THE 'PISSING ON THEIR LEGACY' AWARD
Hey Hey It's Saturday (Hey Hey It's Saturday 1971-1999) - 43.55%
"Hey Hey - I don't think Shaun should be on this list."
- Don't You Dare Use My Comments
"A fond memory of my childhood... ruined."
- Vengabus_rider
"Proof that you should never look back."
- Leslie Fakename
NOMINEES
Charles Firth (WTF!) - 32.26%
Shaun Micallef (Talkin' 'Bout Your Generation) - 24.19%

Last year's winner:
Working Dog

The original Hey Hey had a legacy? It's hard to keep in mind how much fun the show was in its early years when the horror of the late 90's and its recent revivals are imprinted on the national psyche. Hey Hey was a popular and significant programme in Australian broadcasting and its legacy deserved to be remembered in a reunion special or two, but giving it a return series was idiotic. The bits of the show we all loved back then - the wacky footage, the mistakes in ads, the crap novelty acts - are all on the internet now, and we don't need to wait until someone puts them on TV. And as for the bits you can't get on the internet, like the wacky banter between Daryl, Ossie, Blackers, Dickie and the gang, well, like most of the gags in this script, they aren't getting any fresher. It's time to finally lay Hey Hey to rest, not keep re-animating its corpse every time Daryl's in the mood to feed his ego again.

Since he went solo Charles Firth has managed to maintain a sort of aura of edginess and quality about him, while the rest of The Chaser team's reputations have become tarnished by media scandals, over-exposure and some poor TV work. That was until Charles Firth made WTF!, a programme so bad that had Hey Hey not been around, it could have won Charles Firth this award. Firth must be counting himself lucky that almost no-one saw it.

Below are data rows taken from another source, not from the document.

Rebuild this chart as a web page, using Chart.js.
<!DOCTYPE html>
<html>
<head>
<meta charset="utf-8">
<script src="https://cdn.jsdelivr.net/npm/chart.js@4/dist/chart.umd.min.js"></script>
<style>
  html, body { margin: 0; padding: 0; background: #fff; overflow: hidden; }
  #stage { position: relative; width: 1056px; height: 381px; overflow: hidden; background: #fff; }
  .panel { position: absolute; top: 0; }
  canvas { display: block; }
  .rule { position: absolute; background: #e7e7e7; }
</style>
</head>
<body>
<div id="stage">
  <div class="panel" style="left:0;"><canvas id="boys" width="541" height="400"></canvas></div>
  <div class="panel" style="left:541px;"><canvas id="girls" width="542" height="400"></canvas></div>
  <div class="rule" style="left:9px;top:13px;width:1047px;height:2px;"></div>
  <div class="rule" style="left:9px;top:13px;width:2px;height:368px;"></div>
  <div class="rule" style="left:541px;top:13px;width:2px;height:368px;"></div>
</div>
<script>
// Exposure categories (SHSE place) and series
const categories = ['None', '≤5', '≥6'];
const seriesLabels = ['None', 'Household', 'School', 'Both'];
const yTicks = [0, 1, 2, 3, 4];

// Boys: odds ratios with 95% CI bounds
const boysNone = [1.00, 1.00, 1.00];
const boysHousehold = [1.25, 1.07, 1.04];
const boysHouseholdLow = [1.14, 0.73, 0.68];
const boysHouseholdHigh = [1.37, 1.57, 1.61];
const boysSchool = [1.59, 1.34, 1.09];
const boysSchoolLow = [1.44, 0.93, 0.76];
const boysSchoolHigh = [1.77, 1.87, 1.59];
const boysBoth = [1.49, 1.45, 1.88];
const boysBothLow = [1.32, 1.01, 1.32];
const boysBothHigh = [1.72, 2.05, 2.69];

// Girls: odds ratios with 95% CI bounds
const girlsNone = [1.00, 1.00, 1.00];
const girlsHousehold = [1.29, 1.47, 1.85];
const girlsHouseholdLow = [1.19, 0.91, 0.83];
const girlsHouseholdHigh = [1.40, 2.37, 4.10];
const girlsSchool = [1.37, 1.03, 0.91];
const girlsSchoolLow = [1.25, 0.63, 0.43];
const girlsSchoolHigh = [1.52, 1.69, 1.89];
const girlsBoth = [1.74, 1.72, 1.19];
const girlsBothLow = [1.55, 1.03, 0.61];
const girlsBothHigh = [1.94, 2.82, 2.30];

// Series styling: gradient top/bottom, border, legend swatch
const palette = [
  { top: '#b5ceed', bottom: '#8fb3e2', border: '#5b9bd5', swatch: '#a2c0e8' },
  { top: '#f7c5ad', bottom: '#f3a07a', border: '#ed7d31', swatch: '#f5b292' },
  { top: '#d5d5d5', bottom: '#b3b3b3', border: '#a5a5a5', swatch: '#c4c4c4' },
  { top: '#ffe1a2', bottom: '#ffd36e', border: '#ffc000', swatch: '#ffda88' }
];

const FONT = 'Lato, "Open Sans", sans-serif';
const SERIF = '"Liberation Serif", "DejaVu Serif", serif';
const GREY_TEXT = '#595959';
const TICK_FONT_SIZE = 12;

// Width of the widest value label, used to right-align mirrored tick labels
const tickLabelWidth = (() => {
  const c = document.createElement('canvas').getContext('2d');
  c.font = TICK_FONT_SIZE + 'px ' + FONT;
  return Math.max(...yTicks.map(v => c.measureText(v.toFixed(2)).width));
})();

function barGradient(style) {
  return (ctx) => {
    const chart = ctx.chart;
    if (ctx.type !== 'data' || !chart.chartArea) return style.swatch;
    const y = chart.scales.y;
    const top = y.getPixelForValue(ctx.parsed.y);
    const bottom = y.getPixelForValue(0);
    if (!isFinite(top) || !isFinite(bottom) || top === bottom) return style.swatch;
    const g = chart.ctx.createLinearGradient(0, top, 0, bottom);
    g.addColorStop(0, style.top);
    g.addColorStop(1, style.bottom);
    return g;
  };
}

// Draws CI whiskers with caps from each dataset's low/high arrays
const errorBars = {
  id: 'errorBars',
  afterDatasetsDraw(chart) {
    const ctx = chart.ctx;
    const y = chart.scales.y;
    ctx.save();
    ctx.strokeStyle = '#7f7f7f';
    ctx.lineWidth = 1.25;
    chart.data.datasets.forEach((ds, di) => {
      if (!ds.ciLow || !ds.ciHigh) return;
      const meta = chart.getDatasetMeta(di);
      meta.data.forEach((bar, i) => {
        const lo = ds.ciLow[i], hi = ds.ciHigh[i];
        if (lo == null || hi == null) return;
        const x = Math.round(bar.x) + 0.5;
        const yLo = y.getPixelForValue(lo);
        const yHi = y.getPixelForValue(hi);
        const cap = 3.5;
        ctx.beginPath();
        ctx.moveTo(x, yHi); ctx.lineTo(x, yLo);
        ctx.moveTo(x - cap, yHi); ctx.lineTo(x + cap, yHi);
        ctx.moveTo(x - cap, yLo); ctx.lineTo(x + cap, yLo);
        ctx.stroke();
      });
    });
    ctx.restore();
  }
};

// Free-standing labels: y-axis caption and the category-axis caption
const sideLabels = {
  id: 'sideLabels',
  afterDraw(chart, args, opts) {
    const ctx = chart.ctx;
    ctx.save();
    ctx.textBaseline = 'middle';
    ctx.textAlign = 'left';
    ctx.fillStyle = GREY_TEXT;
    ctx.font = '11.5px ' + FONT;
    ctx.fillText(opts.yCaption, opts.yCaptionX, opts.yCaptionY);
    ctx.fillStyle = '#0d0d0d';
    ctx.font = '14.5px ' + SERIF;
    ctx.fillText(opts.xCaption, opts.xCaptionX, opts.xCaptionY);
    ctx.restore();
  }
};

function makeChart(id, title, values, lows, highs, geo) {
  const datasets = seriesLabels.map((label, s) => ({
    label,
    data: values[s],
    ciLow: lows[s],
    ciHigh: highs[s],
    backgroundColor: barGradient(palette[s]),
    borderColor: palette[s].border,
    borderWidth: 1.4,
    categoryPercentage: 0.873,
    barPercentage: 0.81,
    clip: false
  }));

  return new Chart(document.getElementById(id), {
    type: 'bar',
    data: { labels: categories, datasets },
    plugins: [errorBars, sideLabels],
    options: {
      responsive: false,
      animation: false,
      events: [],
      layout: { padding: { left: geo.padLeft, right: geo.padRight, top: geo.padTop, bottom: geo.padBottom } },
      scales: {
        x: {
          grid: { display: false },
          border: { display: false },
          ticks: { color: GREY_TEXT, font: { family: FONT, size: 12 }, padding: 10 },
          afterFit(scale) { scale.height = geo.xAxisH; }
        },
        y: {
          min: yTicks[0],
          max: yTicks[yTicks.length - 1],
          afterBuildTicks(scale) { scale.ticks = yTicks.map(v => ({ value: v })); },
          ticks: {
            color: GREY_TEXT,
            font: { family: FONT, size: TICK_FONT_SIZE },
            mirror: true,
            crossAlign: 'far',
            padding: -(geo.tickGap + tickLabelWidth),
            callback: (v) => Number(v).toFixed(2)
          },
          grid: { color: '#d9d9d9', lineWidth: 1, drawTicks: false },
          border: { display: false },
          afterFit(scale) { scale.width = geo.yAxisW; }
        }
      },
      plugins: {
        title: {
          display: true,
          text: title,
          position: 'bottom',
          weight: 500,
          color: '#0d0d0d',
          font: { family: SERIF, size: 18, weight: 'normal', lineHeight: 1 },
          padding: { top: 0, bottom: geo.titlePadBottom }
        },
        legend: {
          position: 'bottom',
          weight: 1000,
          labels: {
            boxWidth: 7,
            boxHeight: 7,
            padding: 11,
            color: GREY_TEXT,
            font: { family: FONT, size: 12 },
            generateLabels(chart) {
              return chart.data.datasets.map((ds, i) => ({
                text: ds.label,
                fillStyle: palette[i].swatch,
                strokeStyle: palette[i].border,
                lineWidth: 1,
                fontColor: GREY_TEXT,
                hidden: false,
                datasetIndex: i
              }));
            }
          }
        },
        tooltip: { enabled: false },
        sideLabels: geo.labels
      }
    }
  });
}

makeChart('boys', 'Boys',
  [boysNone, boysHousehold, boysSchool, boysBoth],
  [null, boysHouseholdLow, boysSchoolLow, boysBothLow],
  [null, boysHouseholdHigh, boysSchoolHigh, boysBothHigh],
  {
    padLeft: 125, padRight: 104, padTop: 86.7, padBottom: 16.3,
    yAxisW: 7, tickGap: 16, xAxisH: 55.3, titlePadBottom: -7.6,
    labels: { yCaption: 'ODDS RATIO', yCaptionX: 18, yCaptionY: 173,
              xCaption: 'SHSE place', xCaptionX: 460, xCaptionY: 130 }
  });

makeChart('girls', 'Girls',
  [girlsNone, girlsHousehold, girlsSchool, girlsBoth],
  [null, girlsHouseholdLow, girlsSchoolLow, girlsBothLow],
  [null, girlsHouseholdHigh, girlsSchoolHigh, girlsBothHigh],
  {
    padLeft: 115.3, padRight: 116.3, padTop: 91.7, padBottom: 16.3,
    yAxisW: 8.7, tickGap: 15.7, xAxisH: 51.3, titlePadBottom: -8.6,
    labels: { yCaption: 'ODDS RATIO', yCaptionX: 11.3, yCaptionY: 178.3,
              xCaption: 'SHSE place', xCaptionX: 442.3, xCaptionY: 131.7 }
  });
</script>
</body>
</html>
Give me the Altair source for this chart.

Shaun Micallef's nomination here is a reflection of the fact that for many of his fans his decision to do Talkin' 'Bout Your Generation was the wrong one. It's mainstream success certainly, but at what price? A decent counter-argument could made that without TBYG's success we would never have seen Shaun Micallef's New Year's Rave, or his book Preincarnate, or his stage tour Good Evening. Perhaps the real question is, how much longer can Micallef fans cope with their hero as the wacky referee of a show which is increasingly becoming this decade's answer to It's A Knockout?